Naver Labs Europe has unveiled DIVINE, a universal encoder designed to consolidate multiple specialized AI perception encoders into a single model, enabling high-performance autonomous robot operation on compact hardware without large dedicated computing resources. The announcement was made on June 23 by Naver Labs, the research and development arm of South Korean technology company Naver.
Autonomous robots typically depend on multiple separate encoders to process sensor data from cameras and LiDAR into formats that AI models can use for tasks including image understanding, spatial mapping, and human recognition. Each encoder processes the same incoming data independently, creating significant computational redundancy and memory overhead that limits performance on the edge hardware most deployed robots carry.
How DIVINE Works
DIVINE addresses this through a multi-teacher distillation architecture. Rather than training a single large model from scratch, the approach takes multiple specialized “teacher” models – each an expert in a particular perceptual domain such as image analysis, spatial understanding, or human recognition – and distills their combined knowledge into a single “student” model. The resulting encoder handles the full range of visual AI functions without requiring the specialist models to run simultaneously.
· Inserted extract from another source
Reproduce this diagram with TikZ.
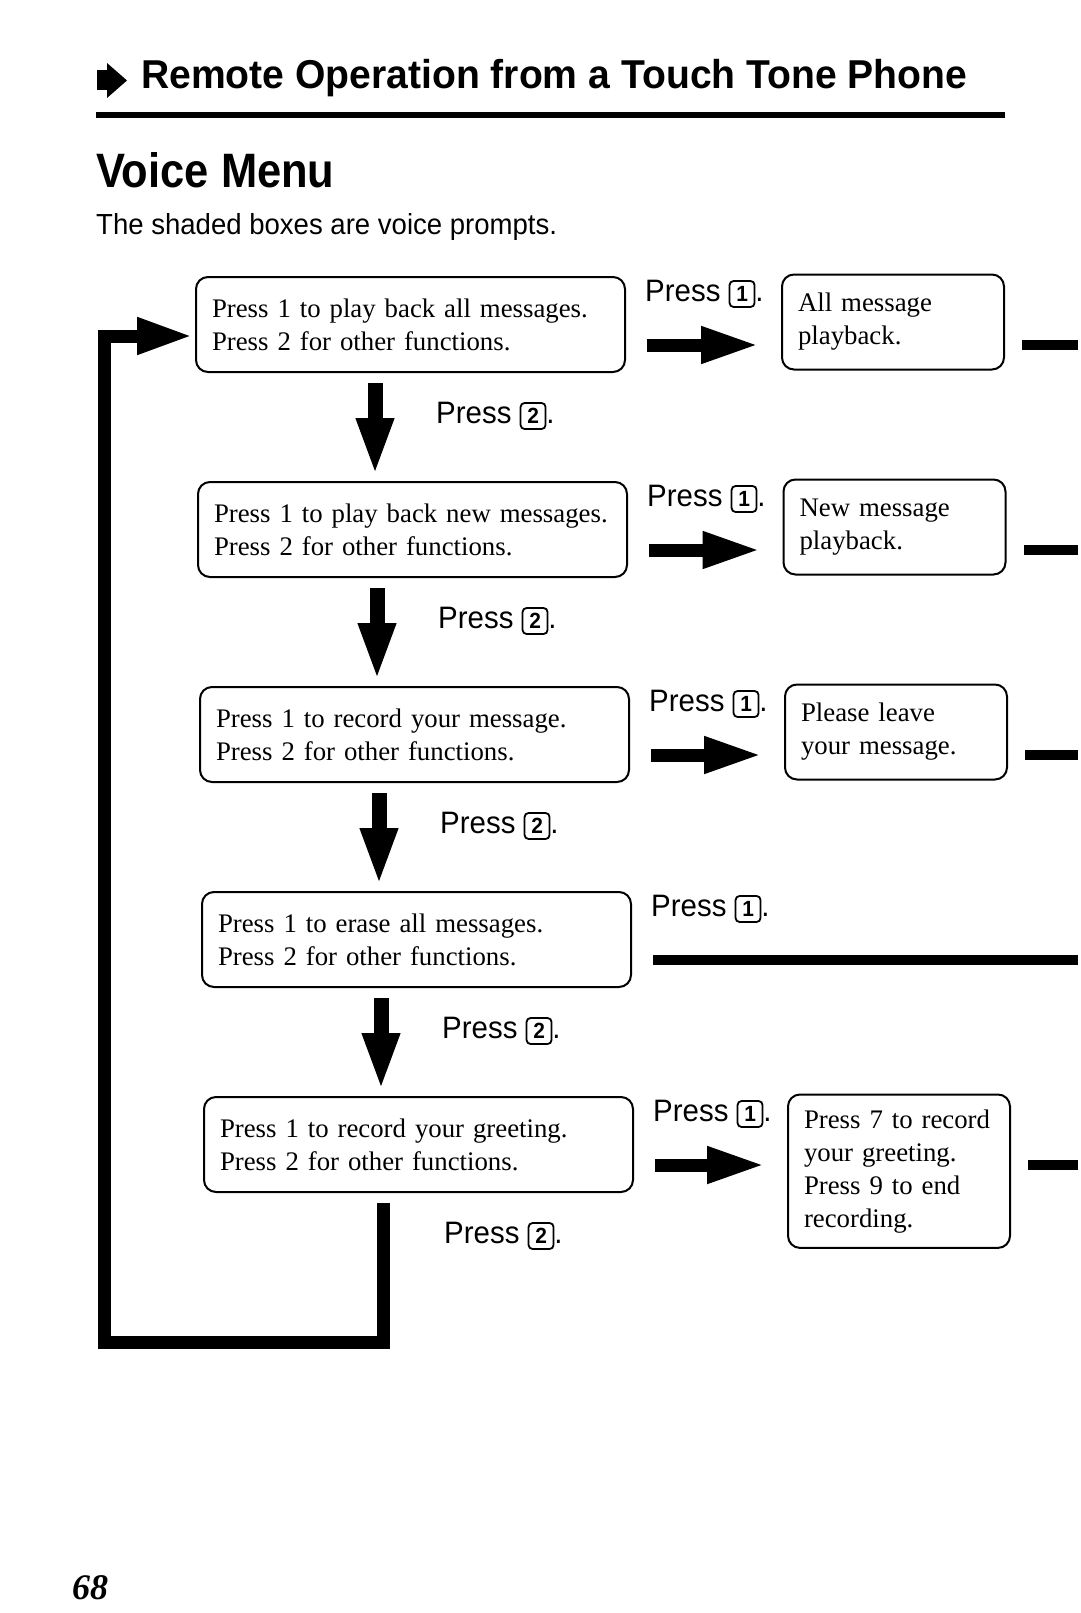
\documentclass[tikz,border=0pt]{standalone}
\usepackage{fontspec}
\setmainfont{Liberation Serif}
\newfontfamily\titlefont[FakeStretch=0.97]{Liberation Sans}
\newfontfamily\headfont[FakeStretch=0.9]{Liberation Sans}
\newfontfamily\labelfont[FakeStretch=0.95]{Liberation Sans}
\usetikzlibrary{arrows.meta,positioning}
\tikzstyle{menubox}=[
    draw=black,
    line width=2pt,
    rounded corners=12pt,
    anchor=north west,
    inner xsep=16pt,
    inner ysep=0pt,
    text width=397pt,
    minimum height=95pt,
    align=left,
    font=\fontsize{26.8}{33}\selectfont
]
\tikzstyle{promptbox}=[
    menubox,
    inner xsep=16pt,
    inner ysep=15pt,
    text width=190pt
]
\tikzstyle{presslbl}=[
    anchor=west,
    inner sep=0pt,
    font=\labelfont\fontsize{31}{36}\selectfont
]
\tikzstyle{keybox}=[
    draw=black,
    line width=1.8pt,
    rounded corners=4pt,
    inner sep=0pt,
    minimum width=25pt,
    minimum height=26pt,
    font=\labelfont\bfseries\fontsize{22}{24}\selectfont
]
\tikzstyle{downarrow}=[
    line width=15pt,
    -{Triangle[length=58pt,width=34pt]}
]
\tikzstyle{rightarrow}=[
    line width=13pt,
    -{Triangle[length=58pt,width=34pt]}
]
\tikzstyle{stub}=[
    line width=10pt
]
\tikzstyle{loopline}=[
    line width=13pt,
    line join=miter,
    -{Triangle[length=56pt,width=34pt]}
]
\newcommand{\keycap}[1]{\tikz[baseline=(k.base)]\node[keybox] (k) {#1};}

\begin{document}
\begin{tikzpicture}[x=1pt, y=-1pt]
\useasboundingbox (0,0) rectangle (1080,1613);

% heading
\fill (97,70) rectangle (108,90);
\fill (107,63) -- (127,80.5) -- (107,98) -- cycle;
\node[anchor=base west, inner sep=0pt, font=\titlefont\bfseries\fontsize{40.3}{44}\selectfont]
    (title) at (141,89) {Remote Operation from a Touch Tone Phone};
\fill (96,112) rectangle (1005,118);
\node[anchor=base west, inner sep=0pt, font=\headfont\bfseries\fontsize{48.3}{52}\selectfont]
    (menu) at (96,188) {Voice Menu};
\node[anchor=base west, inner sep=0pt, font=\labelfont\fontsize{29}{34}\selectfont]
    (note) at (96,235) {The shaded boxes are voice prompts.};

\coordinate (edge) at (1078,0);

% menu boxes
\foreach \i/\lineA in {1/{Press 1 to play back all messages.},
                       2/{Press 1 to play back new messages.},
                       3/{Press 1 to record your message.},
                       4/{Press 1 to erase all messages.},
                       5/{Press 1 to record your greeting.}}{
    \pgfmathsetmacro{\ty}{276+205*(\i-1)}
    \pgfmathsetmacro{\lx}{195+2*(\i-1)}
    \node[menubox] (m\i) at (\lx,\ty) {\lineA\\Press 2 for other functions.};
    \node[presslbl] (a\i) at ([xshift=19pt,yshift=-18pt]m\i.north east) {Press \keycap{1}.};
    \node[presslbl] (b\i) at ([xshift=241pt,yshift=-43pt]m\i.south west) {Press \keycap{2}.};
    \coordinate (s\i) at ([xshift=21pt,yshift=-69pt]m\i.north east);
    \coordinate (d\i) at ([xshift=180pt,yshift=-10pt]m\i.south west);
}

% prompt boxes
\foreach \i/\txt in {1/{All message\\playback.},
                     2/{New message\\playback.},
                     3/{Please leave\\your message.},
                     5/{Press 7 to record\\your greeting.\\Press 9 to end\\recording.}}{
    \pgfmathsetmacro{\ty}{273.5+205*(\i-1)}
    \pgfmathsetmacro{\rx}{781+1.5*(\i-1)}
    \node[promptbox] (r\i) at (\rx,\ty) {\txt};
    \coordinate (t\i) at ([xshift=-22pt]r\i.west);
    \coordinate (u\i) at ([xshift=17pt]r\i.east);
    \draw[rightarrow] (s\i) -- (t\i |- s\i);
    \draw[stub] (u\i |- s\i) -- (edge |- s\i);
}
\draw[line width=10pt] (s4) -- (edge |- s4);

% down arrows
\foreach \i/\j in {1/2, 2/3, 3/4, 4/5}{
    \coordinate (n\j) at ([yshift=5pt]m\j.north west);
    \draw[downarrow] (d\i) -- (d\i |- n\j);
}

% back to the top
\coordinate (lb) at (104,1342);
\coordinate (li) at ([xshift=-2pt,yshift=-11.5pt]m1.west);
\draw[loopline] (d5) -- (d5 |- lb) -- (lb) -- (lb |- li) -- (li);

\node[anchor=base west, inner sep=0pt, font=\bfseries\itshape\fontsize{36}{40}\selectfont]
    (page) at (72,1599) {68};
\end{tikzpicture}
\end{document}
The performance gains from eliminating redundant processing are substantial. Compared to systems using multiple encoders, DIVINE reduces encoder memory consumption by approximately 90% and improves encoding throughput by up to 12 times. Overall robot memory usage declines by roughly 62%, and total system processing speed increases by up to fourfold.
Why Efficiency Matters for Deployed Robots
The efficiency gains are not primarily a laboratory metric – they address a practical constraint that limits what autonomous robots can do in the field. Edge compute hardware on compact robots is expensive, power-constrained, and physically limited in size. A robot that needs to run multiple large specialized models simultaneously either requires a large, costly compute module or must compromise on perception capability. DIVINE’s consolidation enables robots that would otherwise require expensive hardware to run sophisticated multi-domain perception within the resource envelope of compact platforms.
Naver emphasized that rapid perception and response are particularly important in environments where humans and robots coexist – precisely the settings where humanoid and service robots are being deployed at increasing scale. The ability to recognize and react to human presence, obstacles, and environmental changes quickly, on limited compute resources, is a prerequisite for safe human-robot collaboration in warehouses, factories, and public spaces.
Upgradability Through Software
The architecture is also designed for forward compatibility. Rather than requiring new robot hardware when AI models improve, operators can introduce new perceptual capabilities through software updates to the distillation process – replacing or adding teacher models without changing the physical robot. This reduces the long-term cost of keeping deployed fleets current with AI improvements, a significant consideration for enterprise customers managing large robot fleets over multi-year deployment cycles.